Case-insensitive string comparison in Python using casefold, not lower

July 15, 2020

Categories: Python

Case-insensitive string comparison in Python using casefold, not lower

Here is a discipline I am trying to adopt in my Python programs: use "My string".casefold() instead of "My string".lower() when comparing strings irrespective of case.

When checking for string equality, in which I don’t care about uppercase vs. lowercase, it is tempting to do something like this:

if "StrinG".lower() == "string".lower():
    print("Case-insensitive equality!")

Of course, it works.

But some human languages have case rules that function with a bit more nuance.

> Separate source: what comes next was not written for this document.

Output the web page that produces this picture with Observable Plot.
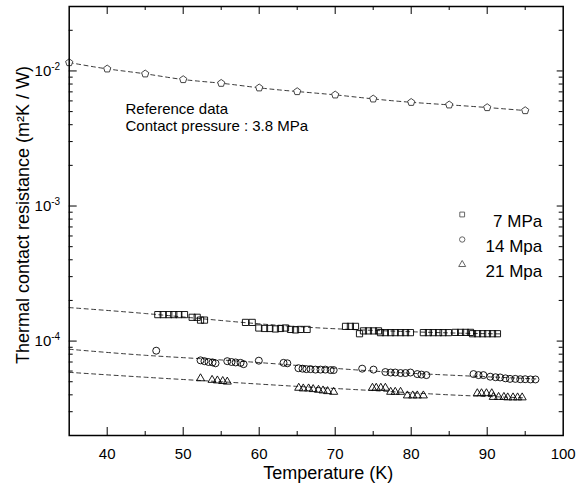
<!DOCTYPE html>
<html><head><meta charset="utf-8">
<script src="https://cdn.jsdelivr.net/npm/d3@7"></script>
<script src="https://cdn.jsdelivr.net/npm/@observablehq/plot@0.6"></script>
<style>body{margin:0;background:#fff} svg{display:block}</style>
</head><body><div id="chart"></div>
<script>
// Reference data (3.8 MPa)
const refT = [35,40,45,50,55,60,65,70,75,80,85,90,95];
const refR = [0.01154,0.01036,0.00952,0.00864,0.00811,0.00750,0.00704,0.00665,0.00621,0.00586,0.00561,0.00536,0.00509];

// 7 MPa
const t7 = [46.66,47.37,48.1,48.76,49.42,50.17,51.18,51.84,52.28,52.8,58.2,59.08,
  59.95,60.7,61.4,62.14,62.8,63.46,64.12,64.78,65.43,66.3,71.36,72.0,72.67,73.2,
  73.72,74.38,75.04,75.7,75.96,76.6,77.3,77.9,78.6,79.25,79.9,81.6,82.27,82.9,83.6,84.2,84.9,
  85.8,86.5,87.15,87.8,88.07,88.73,89.4,90.04,90.7,91.35];
const r7 = [1.57e-4,1.57e-4,1.57e-4,1.57e-4,1.57e-4,1.57e-4,1.50e-4,1.50e-4,1.43e-4,1.43e-4,1.375e-4,1.375e-4,
  1.25e-4,1.24e-4,1.24e-4,1.23e-4,1.24e-4,1.25e-4,1.22e-4,1.21e-4,1.22e-4,1.22e-4,1.285e-4,1.285e-4,1.285e-4,1.134e-4,
  1.19e-4,1.19e-4,1.19e-4,1.19e-4,1.155e-4,1.155e-4,1.155e-4,1.155e-4,1.155e-4,1.155e-4,1.155e-4,1.155e-4,1.155e-4,1.155e-4,1.155e-4,1.155e-4,1.155e-4,
  1.16e-4,1.16e-4,1.16e-4,1.16e-4,1.134e-4,1.134e-4,1.134e-4,1.134e-4,1.134e-4,1.134e-4];

// 14 MPa
const t14 = [46.45,52.28,52.8,53.33,53.86,54.25,55.8,56.36,56.9,57.55,57.95,59.95,63.2,63.7,
  65.16,65.7,66.2,66.75,67.4,68.07,68.7,69.4,69.8,73.55,75.04,76.6,77.3,77.9,78.6,79.25,79.9,
  80.8,81.35,82.0,88.2,88.86,89.5,90.4,91.1,91.7,92.4,93.0,93.7,94.35,95.0,95.7,96.35];
const r14 = [8.49e-5,7.2e-5,7.1e-5,7.0e-5,6.95e-5,6.85e-5,7.1e-5,7.0e-5,6.95e-5,6.9e-5,6.75e-5,7.16e-5,6.9e-5,6.85e-5,
  6.3e-5,6.25e-5,6.2e-5,6.2e-5,6.15e-5,6.15e-5,6.15e-5,6.1e-5,6.1e-5,6.25e-5,6.15e-5,5.9e-5,5.85e-5,5.85e-5,5.8e-5,5.8e-5,5.85e-5,
  5.7e-5,5.65e-5,5.6e-5,5.7e-5,5.6e-5,5.6e-5,5.45e-5,5.4e-5,5.38e-5,5.3e-5,5.25e-5,5.25e-5,5.22e-5,5.22e-5,5.2e-5,5.2e-5];

// 21 MPa
const t21 = [52.28,53.8,54.5,55.2,55.8,65.2,65.8,66.5,67.1,67.8,68.4,69.0,69.8,
  74.9,75.4,76.0,76.6,77.3,77.9,78.6,79.5,80.2,80.8,81.6,88.7,89.25,89.9,90.6,90.8,91.5,92.2,92.7,93.4,94.0,94.6];
const r21 = [5.29e-5,5.15e-5,5.1e-5,5.05e-5,5.0e-5,4.5e-5,4.45e-5,4.45e-5,4.4e-5,4.35e-5,4.3e-5,4.25e-5,4.2e-5,
  4.5e-5,4.5e-5,4.5e-5,4.5e-5,4.2e-5,4.2e-5,4.2e-5,3.95e-5,3.95e-5,3.95e-5,3.95e-5,4.1e-5,4.1e-5,4.1e-5,4.1e-5,3.85e-5,3.85e-5,3.85e-5,3.82e-5,3.82e-5,3.82e-5,3.82e-5];

// Fit curves (dashed)
const fitT7 = [35,45,55,65,75,85,92];
const fitR7 = [1.77e-4,1.6e-4,1.42e-4,1.28e-4,1.2e-4,1.15e-4,1.13e-4];
const fitT14 = [35,45,55,65,75,85,96.4];
const fitR14 = [8.7e-5,7.85e-5,7.25e-5,6.6e-5,6.0e-5,5.6e-5,5.25e-5];
const fitT21 = [35,45,55,65,75,85,95];
const fitR21 = [5.87e-5,5.4e-5,5.0e-5,4.62e-5,4.3e-5,4.0e-5,3.8e-5];

// Ticks
const xMajor = [40,50,60,70,80,90];
const xLabels = [40,50,60,70,80,90,100];
const xMinor = [45,55,65,75,85,95];
const yMajor = [1e-4,1e-3,1e-2];
const yMinor = [3e-5,4e-5,5e-5,6e-5,7e-5,8e-5,9e-5,2e-4,3e-4,4e-4,5e-4,6e-4,7e-4,8e-4,9e-4,
  2e-3,3e-3,4e-3,5e-3,6e-3,7e-3,8e-3,9e-3,2e-2];

// Legend
const legendLabels = ["7 MPa","14 Mpa","21 Mpa"];
const legendSymbols = ["square","circle","triangle"];

const zip = (a,b) => a.map((v,i)=>({x:v,y:b[i]}));

const pentagon = {
  draw(context, size) {
    const r = Math.sqrt(size / 2.378);
    for (let i = 0; i < 5; ++i) {
      const a = -Math.PI/2 + i * 2*Math.PI/5;
      const px = r*Math.cos(a), py = r*Math.sin(a);
      if (i === 0) context.moveTo(px, py); else context.lineTo(px, py);
    }
    context.closePath();
  }
};

const W = 584, H = 489, mT = 6, mR = 21.3, mB = 54, mL = 68.7;
const iW = W - mL - mR, iH = H - mT - mB;
const font = "'Liberation Sans', Arial, sans-serif";
const dash = "4,3.5";

const marks = [
  Plot.ruleX(xMajor, {x: d=>d, insetTop: iH-8, stroke:"black"}),
  Plot.ruleX(xMinor, {x: d=>d, insetTop: iH-4, stroke:"black"}),
  Plot.ruleX(xMajor, {x: d=>d, insetBottom: iH-8, stroke:"black"}),
  Plot.ruleX(xMinor, {x: d=>d, insetBottom: iH-4, stroke:"black"}),
  Plot.ruleY(yMajor, {y: d=>d, insetRight: iW-8, stroke:"black"}),
  Plot.ruleY(yMinor, {y: d=>d, insetRight: iW-4, stroke:"black"}),
  Plot.ruleY(yMajor, {y: d=>d, insetLeft: iW-6, stroke:"black"}),
  Plot.ruleY(yMinor, {y: d=>d, insetLeft: iW-4, stroke:"black"}),
  Plot.axisX(xLabels, {tickSize: 0, tickPadding: 13, fontSize: 15, tickFormat: d=>String(d), label: null}),
  Plot.axisY(yMajor, {tickSize: 0, tickPadding: 9, fontSize: 15, tickFormat: d=>"10^"+Math.round(Math.log10(d)), label: null}),
  Plot.line(zip(refT, refR), {x:"x", y:"y", stroke:"#222", strokeWidth:0.9, strokeDasharray: dash, curve:"natural"}),
  Plot.line(zip(fitT7, fitR7), {x:"x", y:"y", stroke:"#222", strokeWidth:0.9, strokeDasharray: dash, curve:"natural"}),
  Plot.line(zip(fitT14, fitR14), {x:"x", y:"y", stroke:"#222", strokeWidth:0.9, strokeDasharray: dash, curve:"natural"}),
  Plot.line(zip(fitT21, fitR21), {x:"x", y:"y", stroke:"#222", strokeWidth:0.9, strokeDasharray: dash, curve:"natural"}),
  Plot.dot(zip(refT, refR), {x:"x", y:"y", symbol: pentagon, r: 3.3, stroke:"#444", strokeWidth: 1, fill:"white"}),
  Plot.dot(zip(t7, r7), {x:"x", y:"y", symbol:"square", r: 3.5, stroke:"black", strokeWidth: 0.9, fill:"none"}),
  Plot.dot(zip(t14, r14), {x:"x", y:"y", symbol:"circle", r: 3.5, stroke:"black", strokeWidth: 0.9, fill:"none"}),
  Plot.dot(zip(t21, r21), {x:"x", y:"y", symbol:"triangle", r: 3, stroke:"black", strokeWidth: 0.9, fill:"none"}),
  Plot.text(["Reference data\nContact pressure : 3.8 MPa"], {frameAnchor:"top-left", textAnchor:"start", lineAnchor:"top", dx: 56.3, dy: 95.5, fontSize: 15, lineHeight: 1.12, fill:"black"}),
  Plot.text(["Temperature (K)"], {frameAnchor:"bottom", textAnchor:"middle", dx: 12, dy: 43, fontSize: 18, fill:"black"}),
  Plot.text(["Thermal contact resistance (m²K / W)"], {frameAnchor:"left", textAnchor:"middle", rotate:-90, dx:-46, dy:-6, fontSize: 18, fill:"black"}),
  Plot.frame({stroke:"black", strokeWidth: 1.5})
];
legendLabels.forEach((lab, i) => {
  marks.push(Plot.dot([lab], {frameAnchor:"top-left", dx: 393, dy: 208 + i*25, symbol: legendSymbols[i], r: i===2 ? 2.6 : 2.7, stroke:"#555", strokeWidth: 0.9, fill:"none"}));
  marks.push(Plot.text([lab], {frameAnchor:"top-left", dx: 473, dy: 208 + i*25, textAnchor:"end", fontSize: 17, fill:"black"}));
});

const svg = Plot.plot({
  width: W, height: H,
  marginTop: mT, marginRight: mR, marginBottom: mB, marginLeft: mL,
  style: {fontFamily: font, background: "white", color: "black", overflow: "visible"},
  x: {domain: [35, 100]},
  y: {type: "log", domain: [2e-5, 3e-2]},
  marks
});
document.getElementById("chart").appendChild(svg);

d3.select(svg).selectAll('g[aria-label="y-axis tick label"] text').each(function(){
  const s = this.textContent.split("^");
  const t = d3.select(this);
  t.text(s[0]);
  t.append("tspan").attr("dy", "-0.55em").attr("font-size", 10).text(s[1]);
});
</script>
</body></html>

Let’s say we have three strings with slightly different ways of writing Kubernetes (writing Kubernetes in Greek makes you sound doubly smart).

k8s = "ΚυβερνΉτης"
k8S = "ΚυβερνΉτηΣ"
k8s_odd = "ΚυβερνΉτησ"  # Apologies to the scribes of Athens

These three are all mixed-case strings. The first one correctly ends with a final lowercase sigma, the second one has a capital sigma, and that last one, oddly, has a non-final sigma.

Let’s imagine we have a use case in which we want to consider all of these as equal. Would str.lower() work?

>>> k8s.lower()
'κυβερνήτης'
>>> k8S.lower()
'κυβερνήτης'
>>> k8s_odd.lower()
'κυβερνήτησ'

Apparently not.

Using str.casefold() instead:

>>> k8s.casefold()
'κυβερνήτησ'
>>> k8S.casefold()
'κυβερνήτησ'
>>> k8s_odd.casefold()
'κυβερνήτησ'

All are equal! Exactly what we want for case-insensitive string comparison.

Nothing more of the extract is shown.